Los Doce aceptan la invitación de Jesús y, en una barca, se dirigen al lugar elegido. La barca es un lugar de comunión íntima y exclusiva entre Jesús y los discípulos, y donde Jesús se revela particularmente a los suyos (Cf. Mc 4,35-41). De algún modo, se convierte, sin ser la primera intención, en el único lugar donde pueden descansar, en el lugar “apartado” de la gente en el que pueden reposar y gozar de la comunión con Jesús.
Pero al deseo de Jesús se opone el deseo de la gente, de la muchedumbre: les ven marcharse, comprenden hacia dónde se dirigen y corren entonces a pie hacia aquel lugar, al que llegan antes que Jesús y los discípulos. Al llegar éstos, el sitio ya no es un lugar solitario sino rebosante de gente, y Jesús se conmueve, es decir, su ser, sus mismas entrañas se sienten movidas a compasión. Comprende la situación de la gente: están como “ovejas sin pastor” (Mc 6,34). Los hombres vivimos, nos fatigamos, reímos y lloramos, sufrimos y nos alegramos, vamos de aquí para allá, pero, en realidad: ¿A dónde vamos? ¿Para qué vivimos? ¿Quiénes somos? ¿Por qué morimos? Como las ovejas, que carecen del sentido de la orientación, necesitan la guía del pastor para ir hacia los pastos, hacia el redil, y para ser protegidas de los peligros, de igual modo el ser humano necesita un Pastor que le guíe hacia los verdaderos pastos, le proteja y le introduzca en el redil que es el seno del Padre donde podrá reposar para siempre.
Jesús es el Pastor verdadero porque revela un corazón sensible a las necesidades más profundas de la gente, un corazón que percibe de qué alimento tienen hambre las personas y de qué agua tienen sed. Sólo Dios puede saciar este corazón, y Jesús es Dios y comienza a saciar este corazón de dos modos: con su enseñanza, que nutre la mente, y con el pan que alimenta el cuerpo (multiplicando los panes y los peces) (Cf. Mc 6,34-44). Jesús enseña la verdad de Dios y del hombre. Su enseñanza es luz y la luz es la verdad. Si los hombres son guiados por su enseñanza, entonces podrán encontrar el camino justo, podrán discernir los peligros que acechan su vida, podrán comprender el porqué de su existencia. Jesús enseña el Reino de Dios, cómo es Dios y cuánto ama al hombre, y enseña también el modo auténtico de relacionarse con Dios, con los hombres y con las cosas, el modo de progresar en el amor.

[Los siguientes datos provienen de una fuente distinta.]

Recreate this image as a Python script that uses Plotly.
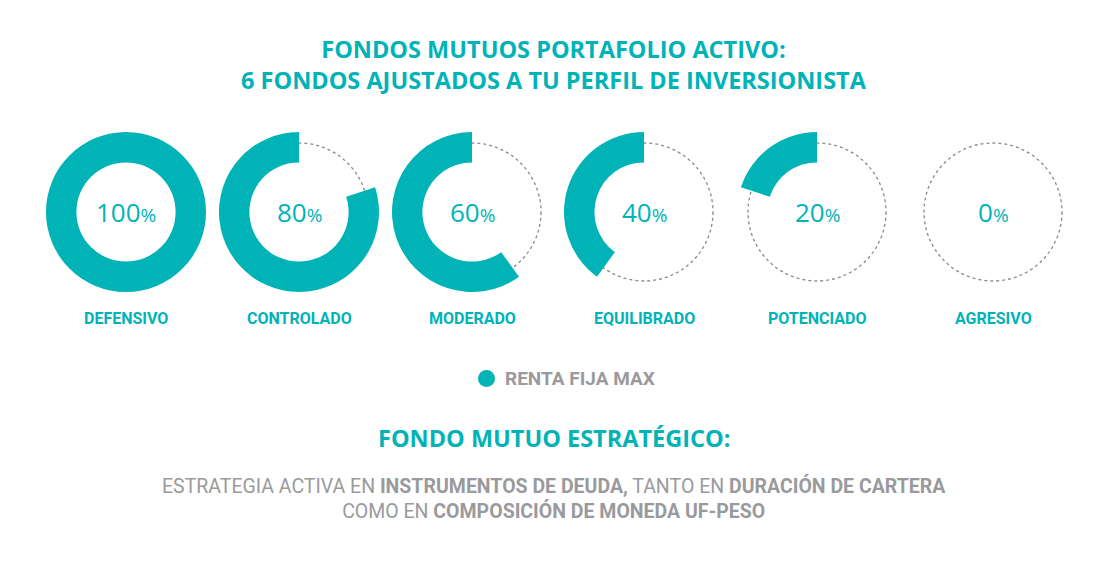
import plotly.graph_objects as go

W, H = 1109, 561
OFF = 8  # page body margin
TEAL = "#00B3B7"
GREY = "#9A9A9C"

fondos = ["DEFENSIVO", "CONTROLADO", "MODERADO", "EQUILIBRADO", "POTENCIADO", "AGRESIVO"]
renta_fija = [100, 80, 60, 40, 20, 0]
centros_x = [126, 299, 472, 644, 817, 993]
cy = 212
r_out, r_dot = 80, 69

fig = go.Figure()
shapes = []
annotations = []


def px(x):
    return (x - OFF) / W


def py(y):
    return 1 - (y - OFF) / H


def ann(x, y, text, size, color, family, **kw):
    return dict(x=px(x), y=py(y), xref="paper", yref="paper", text=text,
                showarrow=False, xanchor=kw.pop("xanchor", "center"), yanchor="middle",
                font=dict(size=size, color=color, family=family), **kw)


for nombre, val, cx in zip(fondos, renta_fija, centros_x):
    # dotted circle for remainder
    shapes.append(dict(type="circle", xref="paper", yref="paper",
                       x0=px(cx - r_dot), x1=px(cx + r_dot),
                       y0=py(cy + r_dot), y1=py(cy - r_dot),
                       line=dict(color="#8a8a8a", width=1.3, dash="dot"), layer="below"))
    # remainder first so the teal arc runs counterclockwise from 12 o'clock
    fig.add_trace(go.Pie(
        values=[100 - val, val], hole=0.62, sort=False, direction="clockwise",
        rotation=0, marker=dict(colors=["rgba(0,0,0,0)", TEAL], line=dict(width=0)),
        textinfo="none", hoverinfo="skip", showlegend=False,
        domain=dict(x=[px(cx - r_out), px(cx + r_out)],
                    y=[py(cy + r_out), py(cy - r_out)]),
    ))
    annotations.append(ann(cx, cy, f"{val}<span style='font-size:19px'>%</span>",
                           26, TEAL, "Open Sans"))
    annotations.append(ann(cx, 318, f"<b>{nombre}</b>", 16, TEAL, "Roboto"))

annotations += [
    ann(554, 64, "<b>FONDOS MUTUOS PORTAFOLIO ACTIVO:<br>6 FONDOS AJUSTADOS A TU PERFIL DE INVERSIONISTA</b>",
        23.5, TEAL, "Open Sans"),
    ann(503, 378, "<b>RENTA FIJA MAX</b>", 19, GREY, "Roboto", xanchor="left"),
    ann(554, 438, "<b>FONDO MUTUO ESTRATÉGICO:</b>", 23.5, TEAL, "Open Sans"),
    ann(554, 498, "ESTRATEGIA ACTIVA EN <b>INSTRUMENTOS DE DEUDA,</b> TANTO EN <b>DURACIÓN DE CARTERA</b>"
        "<br>COMO EN <b>COMPOSICIÓN DE MONEDA UF-PESO</b>", 19.5, GREY, "Roboto", align="center"),
]
shapes.append(dict(type="circle", xref="paper", yref="paper",
                   x0=px(478), x1=px(495), y0=py(387), y1=py(370),
                   fillcolor=TEAL, line=dict(width=0)))

fig.update_layout(width=W, height=H, margin=dict(l=0, r=0, t=0, b=0),
                  paper_bgcolor="white", plot_bgcolor="white",
                  shapes=shapes, annotations=annotations)
fig.write_html("out.html")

En el oráculo de Jeremías, el Señor critica a los pastores de Israel por haber dispersado a las ovejas y promete que Él mismo las reunirá. Promete, asimismo, que establecerá pastores que las apacienten. Jeremías alude a un sucesor de David que será un rey justo, sabio y generoso. Esta profecía se cumple en Jesús, descendiente de David, el único que puede ser llamado verdaderamente “Señor nuestra justicia”, el “buen pastor” que cuida, apacienta y da su vida por sus ovejas, a las que reúne de todos los confines de la tierra (Jr 23,3.5-6; Cf. Jn 12,32; Mc 13,26-27)

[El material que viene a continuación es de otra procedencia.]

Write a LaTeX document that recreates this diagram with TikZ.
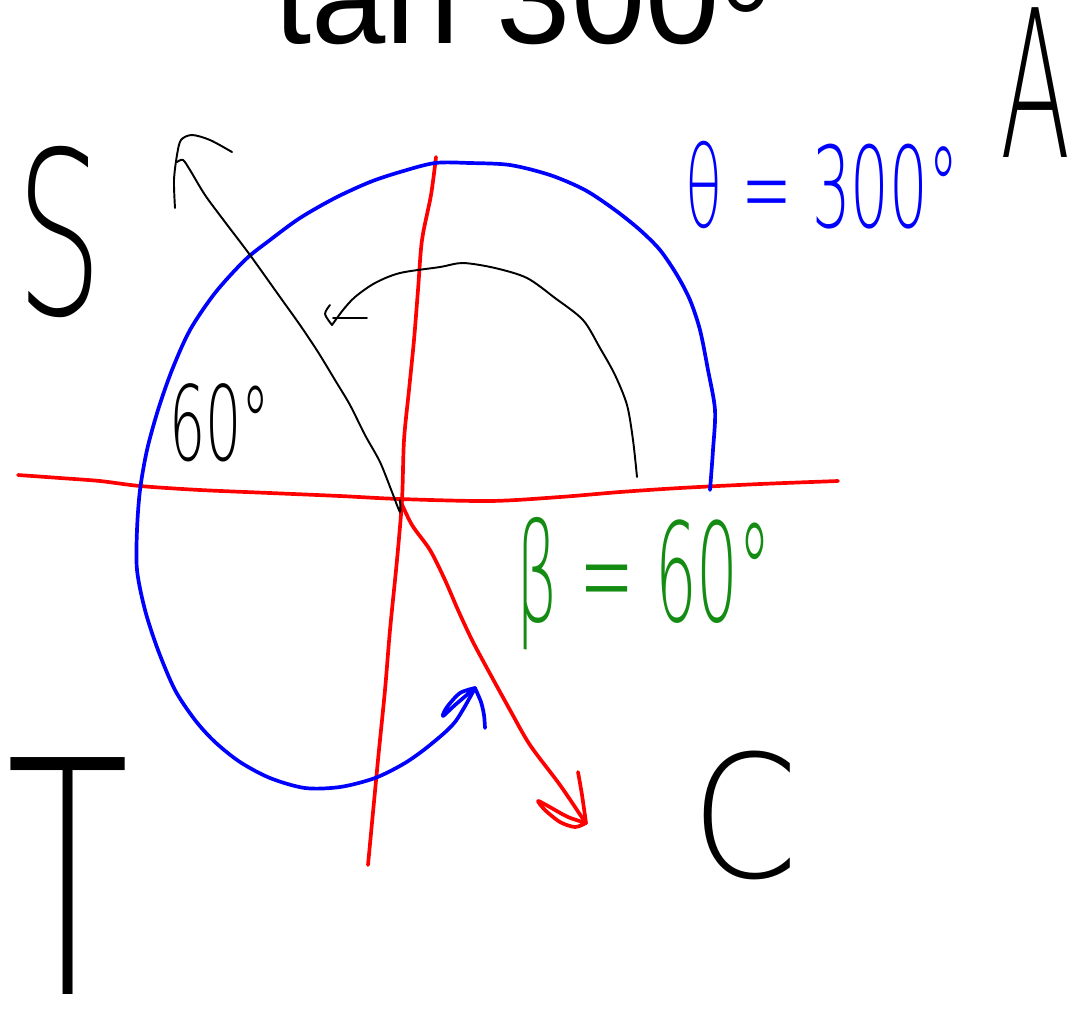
\documentclass[tikz,border=0pt]{standalone}
\usepackage{fontspec}
\setmainfont{Liberation Sans}
\newfontfamily\handfont{DejaVu Sans ExtraLight}
\definecolor{inkgreen}{RGB}{20,140,20}
\tikzset{
  redline/.style={red, line width=2.1pt, line cap=round, line join=round},
  blueline/.style={blue, line width=2.1pt, line cap=round, line join=round},
  inkline/.style={black, line width=1.1pt, line cap=round, line join=round},
  hand/.style={inner sep=0pt, anchor=center},
}
\begin{document}
\begin{tikzpicture}[x=0.02cm, y=-0.02cm]
\useasboundingbox (0,0) rectangle (1075,1012);
\node[anchor=base west, inner sep=0pt, font=\fontsize{76}{80}\selectfont] (title) at (274,43) {tan 300\raisebox{-0.19em}{°}};
\coordinate (O) at (400,500);
\draw[redline] plot[smooth] coordinates {(18,475) (60,478) (100,481) (140,486) (200,490) (270,493) (340,496) (400,499) (490,501) (560,497) (620,492) (680,488) (760,484) (838,481)};
\draw[redline] plot[smooth] coordinates {(436,157) (431,195) (422,240) (418,290) (414,340) (409,390) (404,440) (402,500) (397,560) (390,630) (385,690) (378,760) (368,865)};
\draw[redline] plot[smooth] coordinates {(O) (412,525) (430,550) (445,580) (458,610) (472,640) (488,670) (510,710) (530,745) (560,785) (585,822)};
\draw[redline] plot[smooth] coordinates {(578,772) (582,795) (586,823)};
\draw[redline] plot[smooth] coordinates {(586,823) (568,817) (548,806) (538,801) (545,810) (560,822) (575,827) (586,823)};
\draw[blueline] plot[smooth] coordinates {(710,490) (713,450) (715,410) (708,370) (700,330) (690,300) (677,275) (660,250) (640,230) (615,210) (585,190) (550,175) (510,165) (470,163) (435,163) (400,172) (370,182) (335,198) (300,218) (270,240) (245,260) (215,293) (190,330) (172,370) (158,410) (147,450) (140,490) (137,530) (137,570) (145,610) (158,650) (175,690) (195,720) (215,742) (240,762) (270,778) (305,788) (340,787) (375,778) (405,763) (430,745) (455,722) (475,688)};
\draw[blueline] plot[smooth] coordinates {(475,688) (481,702) (484,715) (485,728)};
\draw[blueline] plot[smooth] coordinates {(475,688) (460,693) (447,707) (443,716) (455,705) (475,688)};
\draw[inkline] plot[smooth] coordinates {(O) (400,512) (392,492) (380,462) (365,435) (350,405) (335,380) (318,352) (300,325) (280,297) (250,255) (225,222) (205,195) (190,170) (183,160) (177,162)};
\draw[inkline] plot[smooth] coordinates {(175,208) (174,180) (177,155) (181,140) (192,135) (210,140) (232,152)};
\draw[inkline] plot[smooth] coordinates {(637,477) (633,440) (627,405) (615,375) (600,348) (583,320) (555,298) (527,278) (495,268) (463,263) (440,267) (400,273) (375,283) (355,297) (343,310) (332,325)};
\draw[inkline] plot[smooth] coordinates {(332,325) (325,314) (330,305)};
\draw[inkline] (333,318) -- (367,318);
\node[hand, xscale=0.6, font=\handfont\fontsize{129}{130}\selectfont] (S) at (60,232) {S};
\node[hand, xscale=0.5, font=\handfont\fontsize{117}{120}\selectfont] (A) at (1036,83) {A};
\node[hand, xscale=0.62, font=\handfont\fontsize{185}{190}\selectfont] (T) at (68,876) {T};
\node[hand, xscale=0.9, font=\handfont\fontsize{97}{100}\selectfont] (C) at (745,815) {C};
\node[hand, text=blue, xscale=0.54, font=\handfont\fontsize{64}{66}\selectfont] (theta) at (822,185) {θ = 300°};
\node[hand, text=inkgreen, xscale=0.48, font=\handfont\fontsize{78}{80}\selectfont] (beta) at (644,584) {β = 60°};
\node[hand, xscale=0.55, font=\handfont\fontsize{59}{60}\selectfont] (ref) at (220,423) {60°};
\end{tikzpicture}
\end{document}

Jesús es “nuestra paz”, el que une en su amor a toda la humanidad y forma un solo rebaño. En Él, la división que provocaba el odio entre Israel (los cercanos) y los gentiles (los lejanos) ha sido destruida y todos son justificados, no por la Ley sino por la fe en Jesucristo (Cf. Ef 2,13-18).
Ahora ya no hay extranjeros en la Iglesia, sino hijos e hijas de Dios, hermanos en Cristo Jesús. Y esta fraternidad universal no la ha creado el hombre, no podría ni puede por sí mismo, sino que es obra de la gracia de Dios en su Hijo Jesús. Por eso ahora, mientras esperamos el regreso glorioso de nuestro Señor, el anuncio evangélico se dirige a todas las gentes, sean judíos o gentiles, con el fin de que todo hombre sea encontrado en el amor de Cristo, el único Pastor, recogido en la Iglesia, en un único rebaño, e introducido en el Reino de Dios.